According to the World Health Organization (WHO), at least half of the world’s population does not have full coverage of essential health services, and about 100 million people are pushed into extreme poverty (defined as living on less than $1.90 per day) because they have to pay for health care.
However, all UN Member States have agreed to try to achieve universal health coverage (UHC) by 2030, as part of the Sustainable Development Goals. The WHO states that, “UHC means that all individuals and communities receive the health services they need without suffering financial hardship. It includes the full spectrum of essential, quality health services, from health promotion to prevention, treatment, rehabilitation, and palliative care.”
UHC does not mean free coverage for all possible health interventions regardless of cost, because that would be unsustainable. Instead, the goal of UHC is to give everyone access to good-quality services that address the most significant causes of disease and death. Diagnostics, especially those that test for the most common infectious diseases, are a major part of those services.
In 2018, the WHO released its first edition of a Model List of Essential In Vitro Diagnostics. The list specifies tests recommended for primary healthcare and for facilities with clinical laboratories. It provides an important framework that countries can adopt and adapt to their needs. While point-of-care tests used in primary healthcare have become more readily available in developing nations and rural areas, with excellent results, investments in advanced diagnostic tools and laboratories for these communities remain scarce.
According to Dr. Madhukar Pai, Director of Global Health and Professor at McGill University, investment in diagnostic laboratories is critical for continuing improvements in patient health. He notes that, “For too long, the global health community systematically promoted empirical or syndromic treatment for many conditions in low-income settings, because building a reasonable laboratory infrastructure was considered too difficult and expensive.”
Even today, many governments and donors consider improvement of laboratories to be too expensive and difficult. “This explains why we struggle to manage conditions for which no good rapid tests exist,” writes Dr. Pai. “This also explains why health systems with weak laboratory infrastructure cannot detect outbreaks early, nor offer comprehensive diagnostic services that cover a wider range of conditions, including antimicrobial resistance and non-communicable diseases.”

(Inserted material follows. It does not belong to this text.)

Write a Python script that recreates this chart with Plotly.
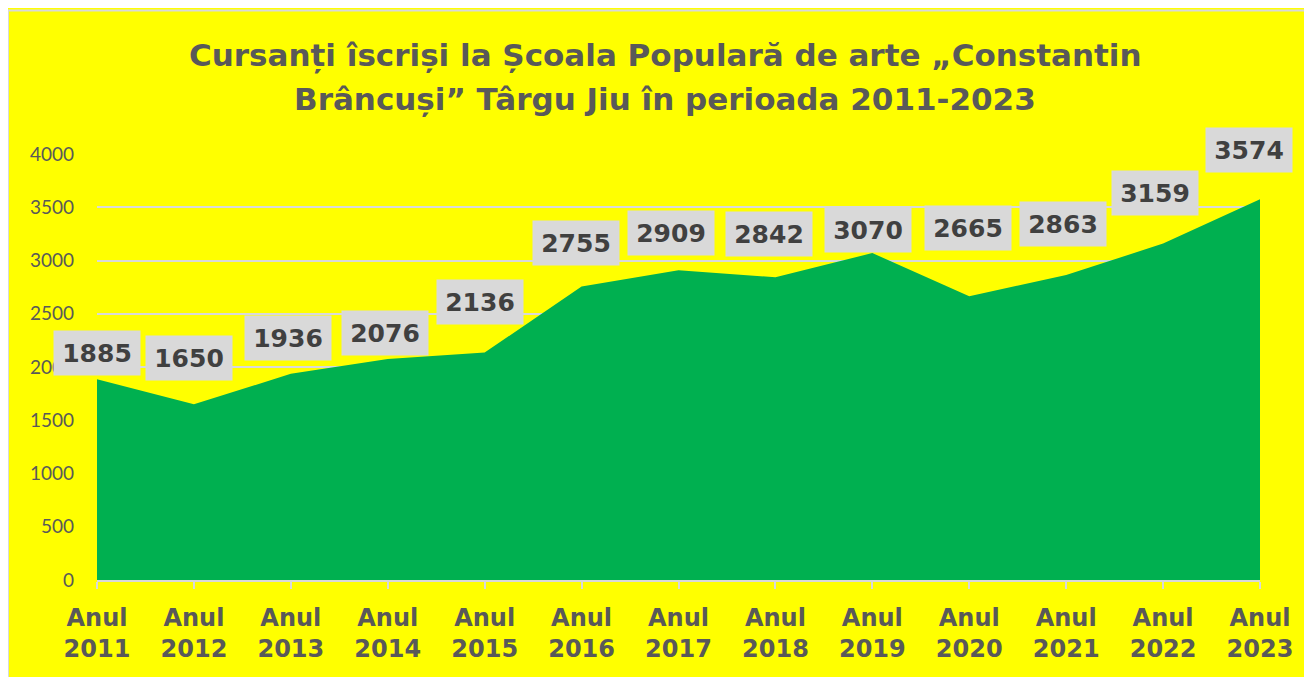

All of that requires essential diagnostics, which can only be delivered through investments to improve laboratory infrastructure and advance our health systems worldwide. Microbes do not adhere to international borders. Without the appropriate diagnostic tools deployed around the globe, we will continue to struggle with disease outbreaks and with addressing antimicrobial resistance, regardless of where we live.
And that strep infection? It could be resistant to antibiotics, but without diagnostics, you would never know.
Opinions expressed in this article are not necessarily those of bioMérieux, Inc.